## What is asked
Among the lines of data below, reproduce only those from the one with "Recreate this image" through the one with "35, 40, 45];", exactly as they stand, both ends included.
------ Supplied information
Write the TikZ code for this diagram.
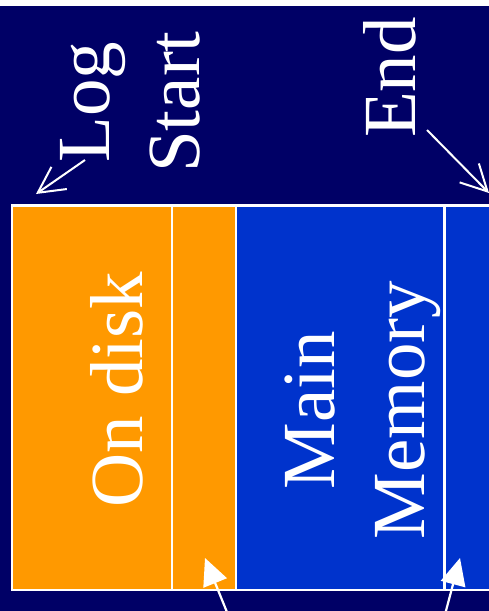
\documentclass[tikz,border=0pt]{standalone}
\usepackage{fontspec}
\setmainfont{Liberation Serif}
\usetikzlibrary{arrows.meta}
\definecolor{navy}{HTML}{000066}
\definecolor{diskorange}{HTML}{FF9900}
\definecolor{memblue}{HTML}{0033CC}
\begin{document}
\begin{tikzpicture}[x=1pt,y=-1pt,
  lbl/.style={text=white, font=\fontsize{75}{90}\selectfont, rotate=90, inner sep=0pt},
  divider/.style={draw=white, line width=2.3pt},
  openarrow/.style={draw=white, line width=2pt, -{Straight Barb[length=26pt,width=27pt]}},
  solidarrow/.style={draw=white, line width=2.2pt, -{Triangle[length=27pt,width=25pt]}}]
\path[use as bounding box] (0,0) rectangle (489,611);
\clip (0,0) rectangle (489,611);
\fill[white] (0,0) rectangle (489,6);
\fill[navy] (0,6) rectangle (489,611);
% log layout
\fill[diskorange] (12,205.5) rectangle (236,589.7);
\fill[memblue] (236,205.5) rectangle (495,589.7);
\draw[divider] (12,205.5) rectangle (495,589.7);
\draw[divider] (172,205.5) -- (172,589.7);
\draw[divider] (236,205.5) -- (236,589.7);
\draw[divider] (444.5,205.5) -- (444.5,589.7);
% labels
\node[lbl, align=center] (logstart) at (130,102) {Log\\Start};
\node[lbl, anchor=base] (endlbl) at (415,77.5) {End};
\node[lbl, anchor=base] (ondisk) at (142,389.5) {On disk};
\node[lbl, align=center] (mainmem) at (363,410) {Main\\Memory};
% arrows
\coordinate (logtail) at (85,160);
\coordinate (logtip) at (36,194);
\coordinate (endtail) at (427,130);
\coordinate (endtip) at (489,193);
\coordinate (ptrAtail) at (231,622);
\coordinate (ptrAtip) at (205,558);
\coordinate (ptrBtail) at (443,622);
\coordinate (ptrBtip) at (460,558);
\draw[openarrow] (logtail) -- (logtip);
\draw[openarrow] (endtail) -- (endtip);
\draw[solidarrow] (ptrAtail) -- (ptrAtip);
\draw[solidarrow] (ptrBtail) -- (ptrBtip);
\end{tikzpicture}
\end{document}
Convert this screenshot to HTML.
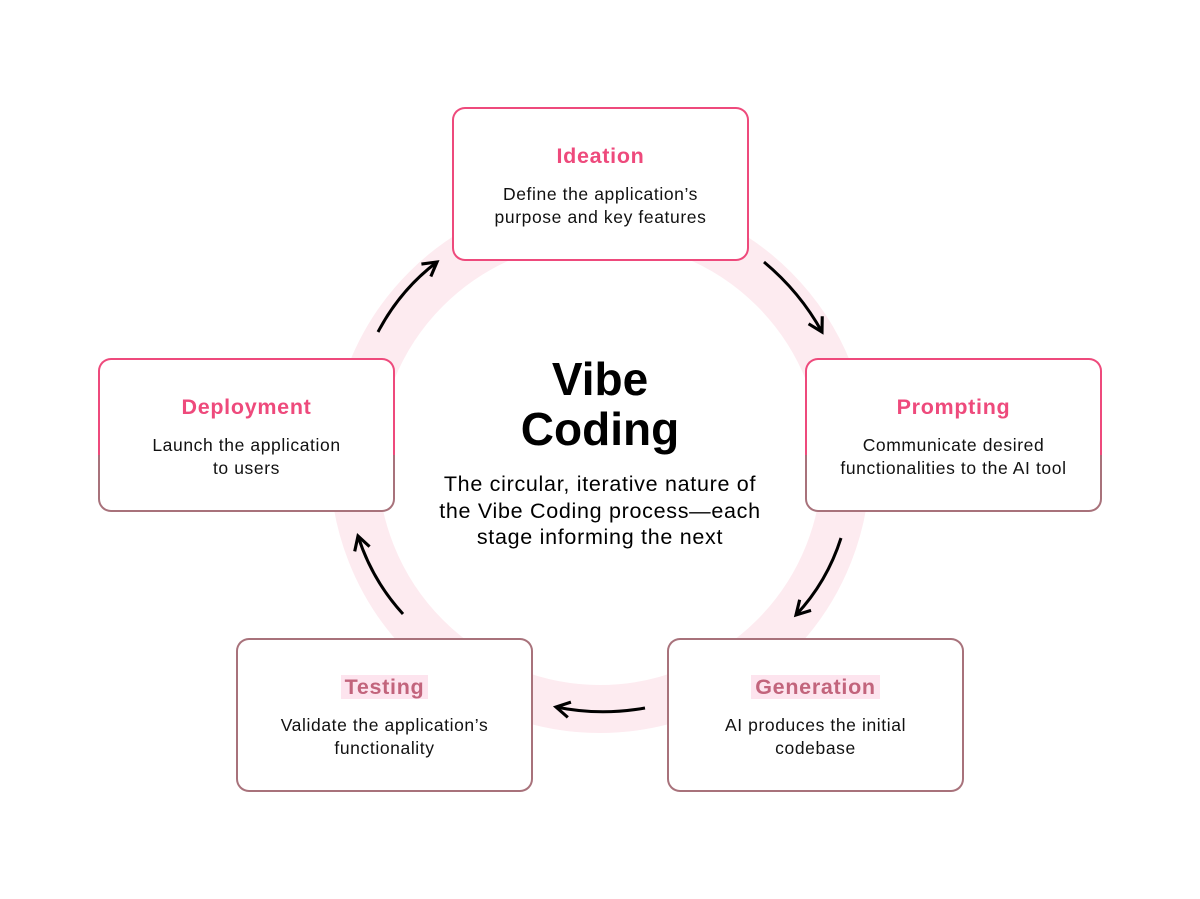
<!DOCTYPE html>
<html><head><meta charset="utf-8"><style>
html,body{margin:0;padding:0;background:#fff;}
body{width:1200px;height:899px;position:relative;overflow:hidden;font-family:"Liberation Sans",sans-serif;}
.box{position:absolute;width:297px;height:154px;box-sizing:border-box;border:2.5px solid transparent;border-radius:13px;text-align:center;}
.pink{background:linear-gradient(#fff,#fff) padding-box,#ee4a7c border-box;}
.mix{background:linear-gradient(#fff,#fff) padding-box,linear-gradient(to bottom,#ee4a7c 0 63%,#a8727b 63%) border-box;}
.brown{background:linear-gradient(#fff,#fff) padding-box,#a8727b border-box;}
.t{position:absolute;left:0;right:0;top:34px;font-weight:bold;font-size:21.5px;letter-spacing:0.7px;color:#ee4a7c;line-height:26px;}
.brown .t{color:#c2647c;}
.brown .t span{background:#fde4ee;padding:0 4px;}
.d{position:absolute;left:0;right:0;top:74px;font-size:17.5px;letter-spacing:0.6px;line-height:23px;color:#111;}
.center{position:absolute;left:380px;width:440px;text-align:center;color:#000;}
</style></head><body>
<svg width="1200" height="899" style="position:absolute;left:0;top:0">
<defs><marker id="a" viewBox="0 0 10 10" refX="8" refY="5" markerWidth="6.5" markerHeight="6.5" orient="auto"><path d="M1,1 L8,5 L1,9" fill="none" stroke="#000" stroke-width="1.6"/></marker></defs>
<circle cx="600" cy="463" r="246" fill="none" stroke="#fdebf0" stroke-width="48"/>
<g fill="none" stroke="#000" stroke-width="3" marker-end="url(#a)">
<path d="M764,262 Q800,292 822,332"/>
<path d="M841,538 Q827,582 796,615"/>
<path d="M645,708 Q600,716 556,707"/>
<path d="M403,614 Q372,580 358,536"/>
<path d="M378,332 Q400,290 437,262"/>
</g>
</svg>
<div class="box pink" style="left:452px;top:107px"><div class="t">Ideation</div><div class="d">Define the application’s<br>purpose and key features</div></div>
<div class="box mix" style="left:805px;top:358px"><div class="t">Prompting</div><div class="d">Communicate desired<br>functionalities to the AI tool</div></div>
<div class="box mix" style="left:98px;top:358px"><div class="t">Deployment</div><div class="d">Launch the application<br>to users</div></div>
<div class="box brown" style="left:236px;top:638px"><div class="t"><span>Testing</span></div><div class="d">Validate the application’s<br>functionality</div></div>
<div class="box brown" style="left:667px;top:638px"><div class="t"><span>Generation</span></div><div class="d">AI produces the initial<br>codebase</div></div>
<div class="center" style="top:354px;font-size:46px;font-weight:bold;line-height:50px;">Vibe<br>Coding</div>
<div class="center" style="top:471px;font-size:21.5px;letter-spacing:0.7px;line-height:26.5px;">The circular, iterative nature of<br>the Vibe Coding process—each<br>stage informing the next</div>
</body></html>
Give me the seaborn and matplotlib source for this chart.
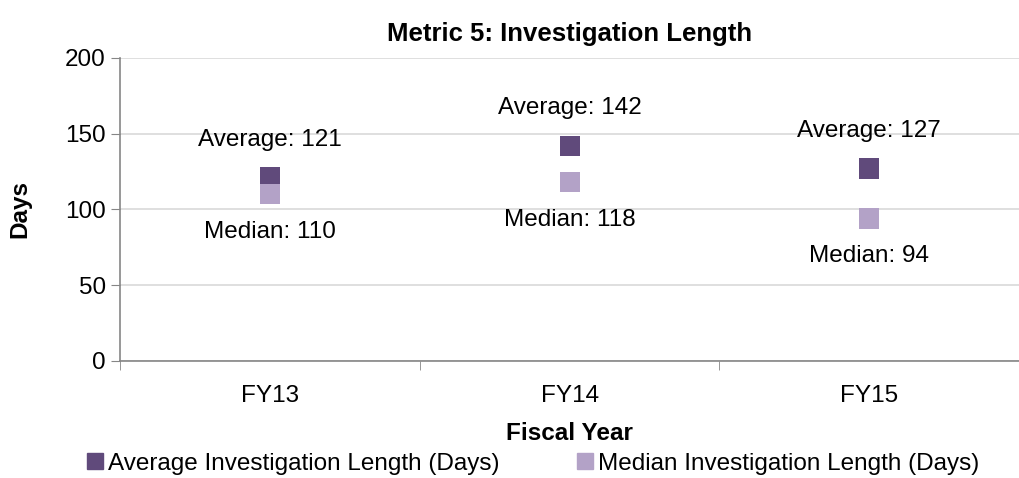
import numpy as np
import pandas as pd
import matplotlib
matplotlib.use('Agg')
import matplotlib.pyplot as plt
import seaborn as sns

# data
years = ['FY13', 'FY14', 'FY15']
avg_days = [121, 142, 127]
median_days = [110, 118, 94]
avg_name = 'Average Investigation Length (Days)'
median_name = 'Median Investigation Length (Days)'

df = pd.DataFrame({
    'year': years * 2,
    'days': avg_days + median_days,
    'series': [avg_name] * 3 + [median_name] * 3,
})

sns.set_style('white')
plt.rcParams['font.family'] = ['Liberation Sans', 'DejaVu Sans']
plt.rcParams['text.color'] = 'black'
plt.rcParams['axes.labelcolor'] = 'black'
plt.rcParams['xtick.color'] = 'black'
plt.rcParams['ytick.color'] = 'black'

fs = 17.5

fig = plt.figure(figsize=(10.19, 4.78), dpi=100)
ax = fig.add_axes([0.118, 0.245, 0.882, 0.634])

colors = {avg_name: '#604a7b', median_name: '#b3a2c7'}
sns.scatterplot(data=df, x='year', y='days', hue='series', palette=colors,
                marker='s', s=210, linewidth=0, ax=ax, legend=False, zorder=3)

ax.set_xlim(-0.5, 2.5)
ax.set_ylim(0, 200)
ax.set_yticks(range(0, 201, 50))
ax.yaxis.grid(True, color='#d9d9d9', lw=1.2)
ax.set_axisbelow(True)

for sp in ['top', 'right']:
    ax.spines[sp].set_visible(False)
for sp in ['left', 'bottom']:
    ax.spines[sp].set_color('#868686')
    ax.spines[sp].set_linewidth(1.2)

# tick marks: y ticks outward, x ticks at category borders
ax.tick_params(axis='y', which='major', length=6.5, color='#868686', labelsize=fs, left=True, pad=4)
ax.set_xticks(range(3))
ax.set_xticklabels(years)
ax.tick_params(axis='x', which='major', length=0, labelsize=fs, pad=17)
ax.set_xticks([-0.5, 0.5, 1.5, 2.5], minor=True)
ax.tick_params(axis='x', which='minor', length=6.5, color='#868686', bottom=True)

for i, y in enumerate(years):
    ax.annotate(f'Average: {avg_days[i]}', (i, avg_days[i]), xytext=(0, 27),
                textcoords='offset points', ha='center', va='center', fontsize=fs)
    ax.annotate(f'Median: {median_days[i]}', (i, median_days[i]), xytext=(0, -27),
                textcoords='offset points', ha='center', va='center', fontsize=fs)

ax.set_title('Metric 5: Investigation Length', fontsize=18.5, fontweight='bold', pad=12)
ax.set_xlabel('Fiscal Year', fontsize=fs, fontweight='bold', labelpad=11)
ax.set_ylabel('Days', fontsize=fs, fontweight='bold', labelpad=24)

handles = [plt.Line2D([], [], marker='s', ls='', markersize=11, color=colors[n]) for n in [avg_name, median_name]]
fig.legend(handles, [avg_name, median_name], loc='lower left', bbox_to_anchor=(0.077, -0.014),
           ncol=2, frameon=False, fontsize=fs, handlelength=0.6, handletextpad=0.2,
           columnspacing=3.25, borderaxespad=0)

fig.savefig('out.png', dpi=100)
------------
------ Supplied information
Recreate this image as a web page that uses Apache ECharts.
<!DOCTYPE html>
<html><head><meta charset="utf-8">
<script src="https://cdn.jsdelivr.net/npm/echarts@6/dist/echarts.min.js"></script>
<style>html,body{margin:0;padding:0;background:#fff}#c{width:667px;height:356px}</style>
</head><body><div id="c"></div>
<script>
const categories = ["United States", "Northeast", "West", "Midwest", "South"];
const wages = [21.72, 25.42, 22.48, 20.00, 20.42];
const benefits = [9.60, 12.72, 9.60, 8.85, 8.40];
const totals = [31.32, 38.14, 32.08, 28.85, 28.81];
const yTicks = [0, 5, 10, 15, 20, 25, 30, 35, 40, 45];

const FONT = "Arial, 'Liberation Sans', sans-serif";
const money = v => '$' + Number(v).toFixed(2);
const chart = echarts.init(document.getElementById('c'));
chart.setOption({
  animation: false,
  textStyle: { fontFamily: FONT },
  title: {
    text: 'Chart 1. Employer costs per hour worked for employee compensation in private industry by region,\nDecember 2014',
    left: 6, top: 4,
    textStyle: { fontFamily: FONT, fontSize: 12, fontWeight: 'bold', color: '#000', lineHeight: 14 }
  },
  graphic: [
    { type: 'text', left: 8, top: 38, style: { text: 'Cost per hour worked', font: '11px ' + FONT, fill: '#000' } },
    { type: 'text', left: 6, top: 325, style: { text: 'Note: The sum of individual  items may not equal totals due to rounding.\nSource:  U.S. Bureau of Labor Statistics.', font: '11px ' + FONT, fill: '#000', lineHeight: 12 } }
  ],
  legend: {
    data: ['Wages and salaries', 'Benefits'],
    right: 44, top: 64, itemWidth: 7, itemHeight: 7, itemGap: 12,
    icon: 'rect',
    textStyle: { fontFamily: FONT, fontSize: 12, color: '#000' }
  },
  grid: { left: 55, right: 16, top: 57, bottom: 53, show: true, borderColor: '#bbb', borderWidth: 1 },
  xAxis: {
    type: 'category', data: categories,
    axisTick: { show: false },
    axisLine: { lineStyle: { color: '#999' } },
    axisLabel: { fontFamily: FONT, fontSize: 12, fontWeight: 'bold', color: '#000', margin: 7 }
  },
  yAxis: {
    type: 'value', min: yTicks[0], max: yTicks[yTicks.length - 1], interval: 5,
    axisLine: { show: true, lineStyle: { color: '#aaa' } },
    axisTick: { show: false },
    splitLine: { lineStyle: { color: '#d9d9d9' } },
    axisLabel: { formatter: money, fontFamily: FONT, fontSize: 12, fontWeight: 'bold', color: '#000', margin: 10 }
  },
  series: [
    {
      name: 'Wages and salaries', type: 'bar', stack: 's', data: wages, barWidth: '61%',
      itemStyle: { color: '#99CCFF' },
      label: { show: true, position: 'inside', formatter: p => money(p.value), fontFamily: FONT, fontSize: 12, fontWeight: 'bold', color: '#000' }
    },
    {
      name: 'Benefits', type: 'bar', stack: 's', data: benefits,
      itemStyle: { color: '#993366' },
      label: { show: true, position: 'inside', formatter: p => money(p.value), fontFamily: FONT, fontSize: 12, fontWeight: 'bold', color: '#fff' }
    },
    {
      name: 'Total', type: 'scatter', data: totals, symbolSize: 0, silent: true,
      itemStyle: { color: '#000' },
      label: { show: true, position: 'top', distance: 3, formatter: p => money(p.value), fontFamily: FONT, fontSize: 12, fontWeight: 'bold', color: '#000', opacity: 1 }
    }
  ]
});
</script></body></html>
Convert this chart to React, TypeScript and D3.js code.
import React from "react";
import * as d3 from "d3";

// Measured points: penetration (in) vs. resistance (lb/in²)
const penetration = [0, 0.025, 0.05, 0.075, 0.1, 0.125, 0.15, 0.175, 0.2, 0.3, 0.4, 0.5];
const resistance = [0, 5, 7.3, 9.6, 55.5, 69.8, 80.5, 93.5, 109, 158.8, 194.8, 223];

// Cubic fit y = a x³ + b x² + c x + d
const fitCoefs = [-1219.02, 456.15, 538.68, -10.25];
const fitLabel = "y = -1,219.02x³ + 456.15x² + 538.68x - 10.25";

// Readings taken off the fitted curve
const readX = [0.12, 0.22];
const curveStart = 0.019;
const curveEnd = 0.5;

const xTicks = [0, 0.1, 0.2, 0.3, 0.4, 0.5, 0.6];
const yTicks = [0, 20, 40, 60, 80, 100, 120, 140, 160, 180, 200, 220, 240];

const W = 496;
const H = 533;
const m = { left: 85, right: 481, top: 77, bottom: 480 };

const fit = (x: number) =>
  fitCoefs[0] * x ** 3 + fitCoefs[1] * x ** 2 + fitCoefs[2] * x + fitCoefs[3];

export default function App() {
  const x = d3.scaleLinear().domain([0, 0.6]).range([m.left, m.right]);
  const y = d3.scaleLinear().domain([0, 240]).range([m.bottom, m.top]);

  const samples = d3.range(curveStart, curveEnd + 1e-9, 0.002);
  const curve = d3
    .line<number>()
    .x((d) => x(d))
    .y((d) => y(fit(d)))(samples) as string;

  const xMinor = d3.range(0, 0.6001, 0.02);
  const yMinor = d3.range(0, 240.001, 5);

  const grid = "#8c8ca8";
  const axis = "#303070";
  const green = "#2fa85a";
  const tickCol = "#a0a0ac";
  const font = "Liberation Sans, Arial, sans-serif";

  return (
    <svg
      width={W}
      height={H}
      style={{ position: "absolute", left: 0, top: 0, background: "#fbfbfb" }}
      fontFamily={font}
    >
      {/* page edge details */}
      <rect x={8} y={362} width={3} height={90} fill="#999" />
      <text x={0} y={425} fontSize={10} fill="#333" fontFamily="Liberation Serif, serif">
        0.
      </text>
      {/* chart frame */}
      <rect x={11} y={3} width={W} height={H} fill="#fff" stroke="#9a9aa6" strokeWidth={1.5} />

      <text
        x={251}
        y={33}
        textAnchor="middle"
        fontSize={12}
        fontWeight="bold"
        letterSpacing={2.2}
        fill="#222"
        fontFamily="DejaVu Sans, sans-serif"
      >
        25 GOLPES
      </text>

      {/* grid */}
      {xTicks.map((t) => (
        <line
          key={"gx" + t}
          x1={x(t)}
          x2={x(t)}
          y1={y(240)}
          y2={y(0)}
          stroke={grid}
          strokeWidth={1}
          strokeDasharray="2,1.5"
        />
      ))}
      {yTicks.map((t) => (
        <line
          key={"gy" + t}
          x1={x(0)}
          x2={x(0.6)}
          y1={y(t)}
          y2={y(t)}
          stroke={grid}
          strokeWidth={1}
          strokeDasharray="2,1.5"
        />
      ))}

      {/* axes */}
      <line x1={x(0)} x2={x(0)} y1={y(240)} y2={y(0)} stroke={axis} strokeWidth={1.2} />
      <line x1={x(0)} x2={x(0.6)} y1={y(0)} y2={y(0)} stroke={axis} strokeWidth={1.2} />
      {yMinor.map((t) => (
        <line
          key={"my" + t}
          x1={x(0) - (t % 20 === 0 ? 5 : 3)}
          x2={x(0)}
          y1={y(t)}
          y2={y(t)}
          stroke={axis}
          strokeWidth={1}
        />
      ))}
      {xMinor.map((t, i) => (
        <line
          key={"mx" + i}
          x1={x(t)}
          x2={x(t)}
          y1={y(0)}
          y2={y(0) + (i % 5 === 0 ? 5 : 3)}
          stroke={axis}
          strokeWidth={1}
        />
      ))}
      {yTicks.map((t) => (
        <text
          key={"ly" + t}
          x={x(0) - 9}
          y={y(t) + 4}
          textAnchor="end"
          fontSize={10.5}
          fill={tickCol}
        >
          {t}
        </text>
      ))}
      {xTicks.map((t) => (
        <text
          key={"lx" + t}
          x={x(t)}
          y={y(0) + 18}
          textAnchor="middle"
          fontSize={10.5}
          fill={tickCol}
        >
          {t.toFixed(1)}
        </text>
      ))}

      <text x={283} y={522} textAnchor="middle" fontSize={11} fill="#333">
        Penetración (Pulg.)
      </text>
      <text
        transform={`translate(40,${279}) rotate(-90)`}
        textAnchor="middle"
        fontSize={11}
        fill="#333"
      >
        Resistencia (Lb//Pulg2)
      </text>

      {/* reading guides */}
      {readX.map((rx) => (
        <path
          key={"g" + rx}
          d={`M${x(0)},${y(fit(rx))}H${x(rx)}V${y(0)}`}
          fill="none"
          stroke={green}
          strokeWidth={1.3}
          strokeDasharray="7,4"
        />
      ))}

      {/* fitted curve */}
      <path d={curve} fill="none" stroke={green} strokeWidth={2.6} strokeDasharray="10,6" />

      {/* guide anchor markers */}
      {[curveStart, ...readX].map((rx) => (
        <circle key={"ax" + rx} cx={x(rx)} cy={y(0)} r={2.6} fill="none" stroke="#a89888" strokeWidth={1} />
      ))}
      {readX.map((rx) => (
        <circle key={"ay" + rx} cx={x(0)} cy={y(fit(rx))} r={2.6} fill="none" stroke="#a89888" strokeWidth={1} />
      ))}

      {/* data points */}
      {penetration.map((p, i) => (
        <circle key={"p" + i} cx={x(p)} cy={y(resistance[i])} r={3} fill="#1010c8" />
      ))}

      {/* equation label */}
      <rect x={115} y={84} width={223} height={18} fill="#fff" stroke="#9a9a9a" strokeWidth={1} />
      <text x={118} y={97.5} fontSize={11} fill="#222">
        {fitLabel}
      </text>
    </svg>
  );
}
------------
------ Supplied information
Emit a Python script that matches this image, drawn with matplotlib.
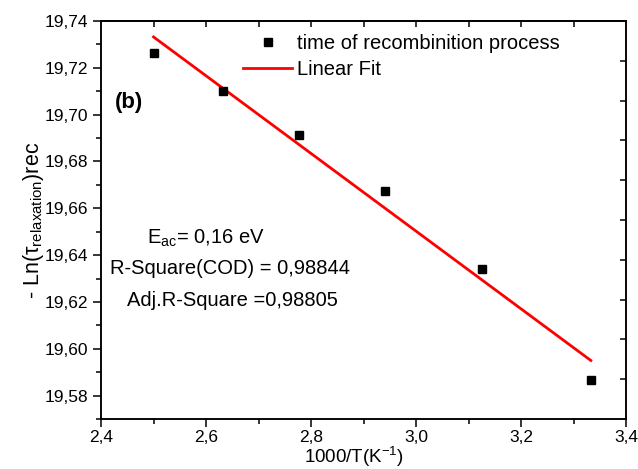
------------
## Reply to the exercise
Recreate this image as a web page that uses Apache ECharts.
<!DOCTYPE html>
<html><head><meta charset="utf-8">
<script src="https://cdn.jsdelivr.net/npm/echarts@6/dist/echarts.min.js"></script>
<style>html,body{margin:0;padding:0;background:#fff}#c{width:667px;height:356px}</style>
</head><body><div id="c"></div>
<script>
const categories = ["United States", "Northeast", "West", "Midwest", "South"];
const wages = [21.72, 25.42, 22.48, 20.00, 20.42];
const benefits = [9.60, 12.72, 9.60, 8.85, 8.40];
const totals = [31.32, 38.14, 32.08, 28.85, 28.81];
const yTicks = [0, 5, 10, 15, 20, 25, 30, 35, 40, 45];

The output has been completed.